__Input material__.
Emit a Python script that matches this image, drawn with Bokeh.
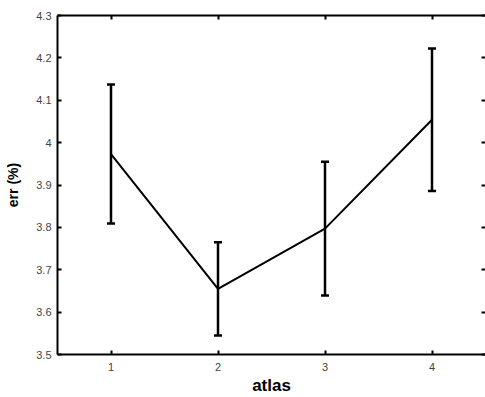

--

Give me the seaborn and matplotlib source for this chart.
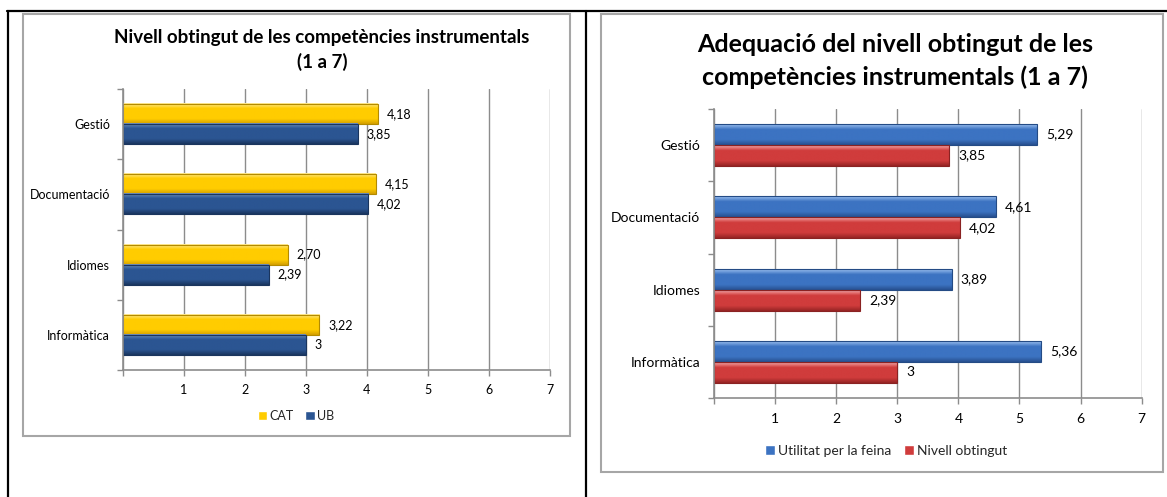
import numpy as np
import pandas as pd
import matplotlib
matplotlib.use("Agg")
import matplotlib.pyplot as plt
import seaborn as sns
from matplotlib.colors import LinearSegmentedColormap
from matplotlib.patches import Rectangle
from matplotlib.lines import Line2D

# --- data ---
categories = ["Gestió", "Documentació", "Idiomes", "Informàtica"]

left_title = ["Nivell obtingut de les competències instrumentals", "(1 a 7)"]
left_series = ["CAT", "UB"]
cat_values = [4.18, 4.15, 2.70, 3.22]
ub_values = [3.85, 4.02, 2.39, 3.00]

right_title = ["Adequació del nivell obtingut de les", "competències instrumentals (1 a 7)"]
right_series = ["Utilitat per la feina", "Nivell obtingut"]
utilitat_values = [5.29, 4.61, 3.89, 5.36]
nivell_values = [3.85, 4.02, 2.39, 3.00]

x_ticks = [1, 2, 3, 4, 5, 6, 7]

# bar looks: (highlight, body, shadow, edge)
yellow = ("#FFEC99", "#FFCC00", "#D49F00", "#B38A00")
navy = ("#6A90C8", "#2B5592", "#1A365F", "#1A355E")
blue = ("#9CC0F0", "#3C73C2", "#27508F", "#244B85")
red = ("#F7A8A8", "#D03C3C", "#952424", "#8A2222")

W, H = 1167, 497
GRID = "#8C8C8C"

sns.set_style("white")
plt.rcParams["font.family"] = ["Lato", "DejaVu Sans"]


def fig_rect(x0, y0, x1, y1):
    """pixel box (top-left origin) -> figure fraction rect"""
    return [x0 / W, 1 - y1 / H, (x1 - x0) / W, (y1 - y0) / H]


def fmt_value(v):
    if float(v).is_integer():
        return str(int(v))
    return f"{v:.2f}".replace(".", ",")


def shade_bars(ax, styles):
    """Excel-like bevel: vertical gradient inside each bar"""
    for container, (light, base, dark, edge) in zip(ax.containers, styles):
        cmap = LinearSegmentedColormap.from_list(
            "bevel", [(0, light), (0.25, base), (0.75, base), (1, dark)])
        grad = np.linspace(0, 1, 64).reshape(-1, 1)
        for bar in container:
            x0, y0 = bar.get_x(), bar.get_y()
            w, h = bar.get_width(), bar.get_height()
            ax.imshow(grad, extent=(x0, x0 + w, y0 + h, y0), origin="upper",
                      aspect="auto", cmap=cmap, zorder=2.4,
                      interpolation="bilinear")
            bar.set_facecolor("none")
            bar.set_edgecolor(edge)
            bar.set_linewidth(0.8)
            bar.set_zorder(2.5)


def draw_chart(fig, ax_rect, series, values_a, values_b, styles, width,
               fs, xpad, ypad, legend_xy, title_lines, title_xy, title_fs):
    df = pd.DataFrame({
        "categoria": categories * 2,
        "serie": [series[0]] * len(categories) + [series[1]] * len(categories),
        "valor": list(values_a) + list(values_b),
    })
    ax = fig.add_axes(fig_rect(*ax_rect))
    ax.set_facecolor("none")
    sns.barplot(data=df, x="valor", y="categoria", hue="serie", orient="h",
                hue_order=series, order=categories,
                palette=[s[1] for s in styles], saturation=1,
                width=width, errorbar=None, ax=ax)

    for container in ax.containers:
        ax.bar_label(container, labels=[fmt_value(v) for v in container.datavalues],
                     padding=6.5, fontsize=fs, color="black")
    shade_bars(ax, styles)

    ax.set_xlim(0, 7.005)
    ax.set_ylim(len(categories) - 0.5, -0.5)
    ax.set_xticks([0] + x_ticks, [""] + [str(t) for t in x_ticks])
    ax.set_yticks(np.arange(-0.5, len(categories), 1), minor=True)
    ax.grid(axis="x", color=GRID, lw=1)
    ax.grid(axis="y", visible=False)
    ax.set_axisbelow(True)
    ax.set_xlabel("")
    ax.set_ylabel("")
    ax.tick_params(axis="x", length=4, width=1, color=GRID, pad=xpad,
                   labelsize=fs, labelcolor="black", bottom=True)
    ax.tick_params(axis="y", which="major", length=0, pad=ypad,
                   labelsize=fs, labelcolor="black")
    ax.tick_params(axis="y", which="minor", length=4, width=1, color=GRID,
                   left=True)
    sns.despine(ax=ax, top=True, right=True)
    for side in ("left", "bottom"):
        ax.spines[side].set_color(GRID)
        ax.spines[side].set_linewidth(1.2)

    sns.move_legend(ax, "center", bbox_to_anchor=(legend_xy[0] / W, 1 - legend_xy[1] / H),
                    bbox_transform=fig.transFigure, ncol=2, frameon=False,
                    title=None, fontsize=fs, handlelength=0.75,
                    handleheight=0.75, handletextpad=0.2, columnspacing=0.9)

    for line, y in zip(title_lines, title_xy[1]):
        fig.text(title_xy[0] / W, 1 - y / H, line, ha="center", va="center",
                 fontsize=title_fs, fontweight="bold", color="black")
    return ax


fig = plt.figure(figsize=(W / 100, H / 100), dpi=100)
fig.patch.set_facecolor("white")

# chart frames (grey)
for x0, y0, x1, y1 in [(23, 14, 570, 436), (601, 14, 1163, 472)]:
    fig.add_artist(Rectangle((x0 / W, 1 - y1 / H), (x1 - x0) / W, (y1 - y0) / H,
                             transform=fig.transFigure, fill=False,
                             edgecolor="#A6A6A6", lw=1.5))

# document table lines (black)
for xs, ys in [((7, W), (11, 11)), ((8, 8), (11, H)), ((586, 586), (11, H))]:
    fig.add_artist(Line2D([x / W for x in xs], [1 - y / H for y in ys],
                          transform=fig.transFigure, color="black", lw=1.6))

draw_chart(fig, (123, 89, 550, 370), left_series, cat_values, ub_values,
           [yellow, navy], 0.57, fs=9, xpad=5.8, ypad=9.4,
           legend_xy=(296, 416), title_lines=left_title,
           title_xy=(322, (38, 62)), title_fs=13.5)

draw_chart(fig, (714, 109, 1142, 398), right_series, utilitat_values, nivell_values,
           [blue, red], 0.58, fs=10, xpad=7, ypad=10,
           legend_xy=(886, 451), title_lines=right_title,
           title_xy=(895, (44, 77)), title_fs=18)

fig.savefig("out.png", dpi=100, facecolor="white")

---

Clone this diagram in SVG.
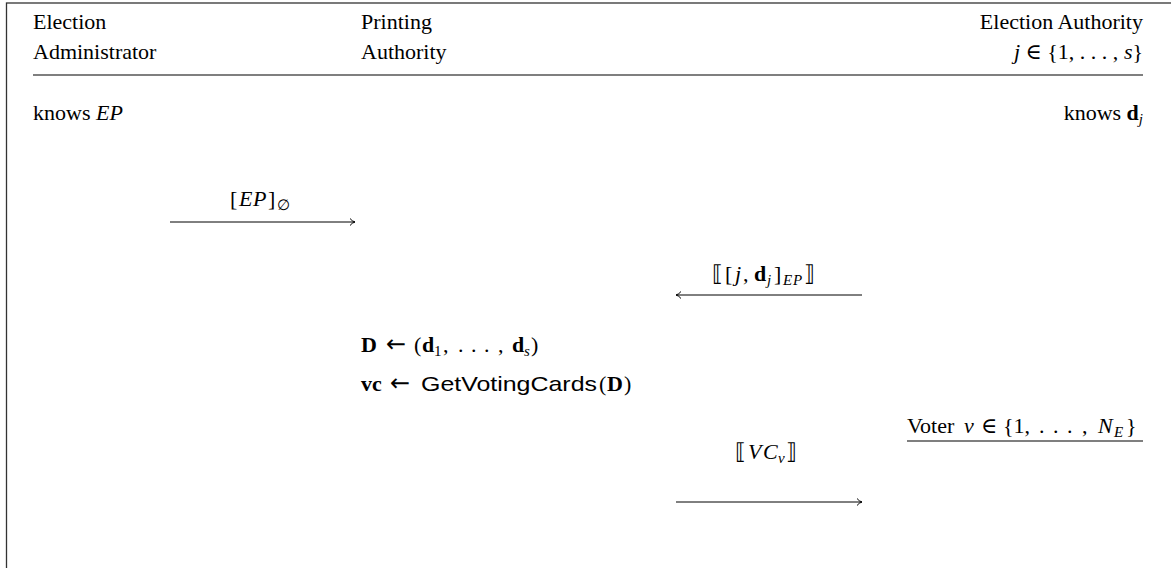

__What the exercise asks__. Extract each line holding the word "matplotlib" from the records.

__Solution for this exercise__.
Give me the seaborn and matplotlib source for this chart.
import matplotlib
matplotlib.use("Agg")
import matplotlib.pyplot as plt
from matplotlib.colors import LinearSegmentedColormap
from matplotlib.patches import Rectangle
from matplotlib.lines import Line2D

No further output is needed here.